The error message is telling you that the class AAA
does not have a default constructor. That is required because new
will default-construct each element in buffer
.
The only constructor AAA
provides right now needs an integer parameter that's used to construct the object with an ID.
It's up to you what you choose to do here. By far the simplest fix is to relax that constructor and provide a default id
if none was specified. This conveniently gives you a default constructor by magic.
class AAA {
private:
int id;
public:
AAA(int s = 0) : id(s) {}
};
As a side-node, your main
definition is wrong. It needs parentheses:
int main()
{
Buffer<AAA> buffer(3);
}
Don't forget about The Rule of Three for your Buffer
class. Right now, it leaks memory and is unsafe to copy. Consider using std::vector
instead of allocating data yourself.

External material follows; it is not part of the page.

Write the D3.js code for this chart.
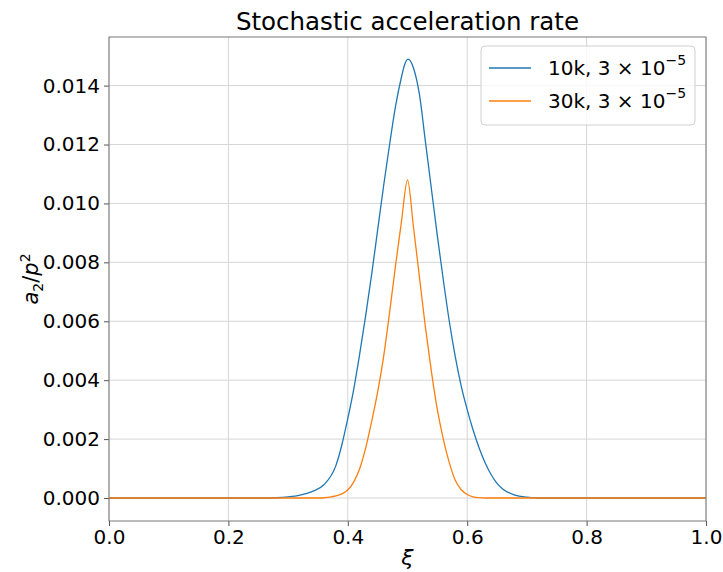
<!DOCTYPE html>
<html>
<head>
<meta charset="utf-8">
<script src="https://cdn.jsdelivr.net/npm/d3@7"></script>
<style>
  body { margin: 0; background: #fff; }
  text { font-family: "DejaVu Sans", sans-serif; fill: #000; }
</style>
</head>
<body>
<script>
// values
let xi10k = [0, 0.26, 0.28, 0.30, 0.32, 0.34, 0.36, 0.38, 0.39, 0.40, 0.41, 0.42, 0.43, 0.44, 0.45, 0.46, 0.47, 0.48, 0.49, 0.495, 0.501,
             0.51, 0.52, 0.53, 0.54, 0.55, 0.56, 0.57, 0.58, 0.59, 0.60, 0.61, 0.62, 0.63, 0.64, 0.65, 0.66, 0.68, 0.70, 0.72, 1];
let a10k  = [0, 0, 0.00001, 0.00004, 0.0001, 0.00022, 0.00045, 0.0011, 0.0018, 0.0027, 0.0037, 0.0049, 0.0062, 0.0076, 0.0091, 0.0106, 0.0120, 0.0133, 0.0143, 0.0147, 0.0149,
             0.0146, 0.0137, 0.0121, 0.0105, 0.0089, 0.0074, 0.0060, 0.0048, 0.0038, 0.0030, 0.0023, 0.0017, 0.0012, 0.0008, 0.0005, 0.0003, 0.0001, 0.00003, 0, 0];

let xi30k = [0, 0.35, 0.36, 0.37, 0.38, 0.39, 0.40, 0.41, 0.42, 0.43, 0.44, 0.45, 0.46, 0.47, 0.48, 0.49, 0.50,
             0.51, 0.52, 0.53, 0.54, 0.55, 0.56, 0.57, 0.58, 0.59, 0.60, 0.61, 0.62, 0.63, 1];
let a30k  = [0, 0, 0.00001, 0.00003, 0.00007, 0.00014, 0.00027, 0.00055, 0.0010, 0.0017, 0.0026, 0.0036, 0.0048, 0.0063, 0.0079, 0.0094, 0.0108,
             0.0092, 0.0075, 0.0058, 0.0043, 0.0030, 0.0020, 0.0012, 0.0006, 0.00028, 0.00012, 0.00004, 0.00001, 0, 0];

let xTicks = [0.0, 0.2, 0.4, 0.6, 0.8, 1.0];
let yTicks = [0.000, 0.002, 0.004, 0.006, 0.008, 0.010, 0.012, 0.014];
let seriesNames = ["10k", "30k"];
let colors = ["#1f77b4", "#ff7f0e"];

let width = 723, height = 572,
    margin = {left: 109, right: 17, top: 37, bottom: 51};

let svg = d3.select('body').append('svg')
    .attr('width', width)
    .attr('height', height);

let x = d3.scaleLinear().domain([0, 1]).range([margin.left, width - margin.right]);
let y = d3.scaleLinear().domain([-0.00078, 0.01565]).range([height - margin.bottom, margin.top]);

// grid
svg.append('g').selectAll('line').data(xTicks).enter().append('line')
    .attr('x1', d => x(d)).attr('x2', d => x(d))
    .attr('y1', y.range()[0]).attr('y2', y.range()[1])
    .attr('stroke', '#d6d6d6').attr('stroke-width', 1);
svg.append('g').selectAll('line').data(yTicks).enter().append('line')
    .attr('y1', d => y(d)).attr('y2', d => y(d))
    .attr('x1', x.range()[0]).attr('x2', x.range()[1])
    .attr('stroke', '#d6d6d6').attr('stroke-width', 1);

// curves
let series = [
    {xs: xi10k, ys: a10k},
    {xs: xi30k, ys: a30k}
];
let line = d3.line()
    .x(d => x(d[0]))
    .y(d => y(d[1]))
    .curve(d3.curveMonotoneX);

svg.append('g').selectAll('path').data(series).enter().append('path')
    .attr('d', s => line(s.xs.map((v, i) => [v, s.ys[i]])))
    .attr('fill', 'none')
    .attr('stroke', (s, i) => colors[i])
    .attr('stroke-width', 1.3);

// axes
let xAxis = svg.append('g')
    .attr('transform', `translate(0,${height - margin.bottom})`)
    .call(d3.axisBottom(x).tickValues(xTicks).tickFormat(d3.format('.1f')).tickSize(5).tickPadding(4));
let yAxis = svg.append('g')
    .attr('transform', `translate(${margin.left},0)`)
    .call(d3.axisLeft(y).tickValues(yTicks).tickFormat(d3.format('.3f')).tickSize(5).tickPadding(4));
[xAxis, yAxis].forEach(g => {
    g.select('.domain').remove();
    g.selectAll('line').attr('stroke', '#555');
    g.selectAll('text').style('font-size', '20px').style('font-family', '"DejaVu Sans", sans-serif');
});

// frame
svg.append('rect')
    .attr('x', margin.left).attr('y', margin.top)
    .attr('width', width - margin.left - margin.right)
    .attr('height', height - margin.top - margin.bottom)
    .attr('fill', 'none').attr('stroke', '#777').attr('stroke-width', 1);

// title and labels
svg.append('text')
    .attr('x', (margin.left + width - margin.right) / 2).attr('y', 30)
    .attr('text-anchor', 'middle').style('font-size', '24.5px')
    .text('Stochastic acceleration rate');

svg.append('text')
    .attr('x', x(0.5)).attr('y', 565)
    .attr('text-anchor', 'middle').style('font-size', '22px').style('font-style', 'italic')
    .text('ξ');

let yl = svg.append('text')
    .attr('transform', `translate(38,${(margin.top + height - margin.bottom) / 2}) rotate(-90)`)
    .attr('text-anchor', 'middle').style('font-size', '21px');
yl.append('tspan').style('font-style', 'italic').text('a');
yl.append('tspan').attr('dy', 5).style('font-size', '14px').text('2');
yl.append('tspan').attr('dy', -5).text('/');
yl.append('tspan').style('font-style', 'italic').text('p');
yl.append('tspan').attr('dy', -8).style('font-size', '14px').text('2');

// legend
let lg = svg.append('g').attr('transform', 'translate(481,46)');
lg.append('rect')
    .attr('width', 214).attr('height', 79).attr('rx', 4)
    .attr('fill', 'rgba(255,255,255,0.8)').attr('stroke', '#d0d0d0');
seriesNames.forEach((n, i) => {
    let ly = 22 + i * 33;
    lg.append('line').attr('x1', 8).attr('x2', 50).attr('y1', ly).attr('y2', ly)
        .attr('stroke', colors[i]).attr('stroke-width', 1.3);
    let t = lg.append('text').attr('x', 67).attr('y', ly + 7).style('font-size', '20px');
    t.append('tspan').text(n + ', 3 × 10');
    t.append('tspan').attr('dy', -10).style('font-size', '14px').text('−5');
});
</script>
</body>
</html>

At the very least, avoid storing raw pointers: use std::unique_ptr<T[]>
instead.
As pointed out by Davis Herring in the comments, your class might intentionally have no valid default / empty state. In that case, std::vector
is really what you need. Here's your Buffer class adjusted to reserve vector storage instead.
template<typename T>
class Buffer {
private:
std::vector<T> buffer;
public:
Buffer(int capacity)
{
buffer.reserve(capacity);
}
void Add(const T & val)
{
buffer.push_back(val);
}
void Add(T && val)
{
buffer.push_back(std::move(val));
}
};
Note that the vector is still empty, but has reserved storage. You will need to create method(s) in the Buffer
class to append stuff to it, as suggested in the example.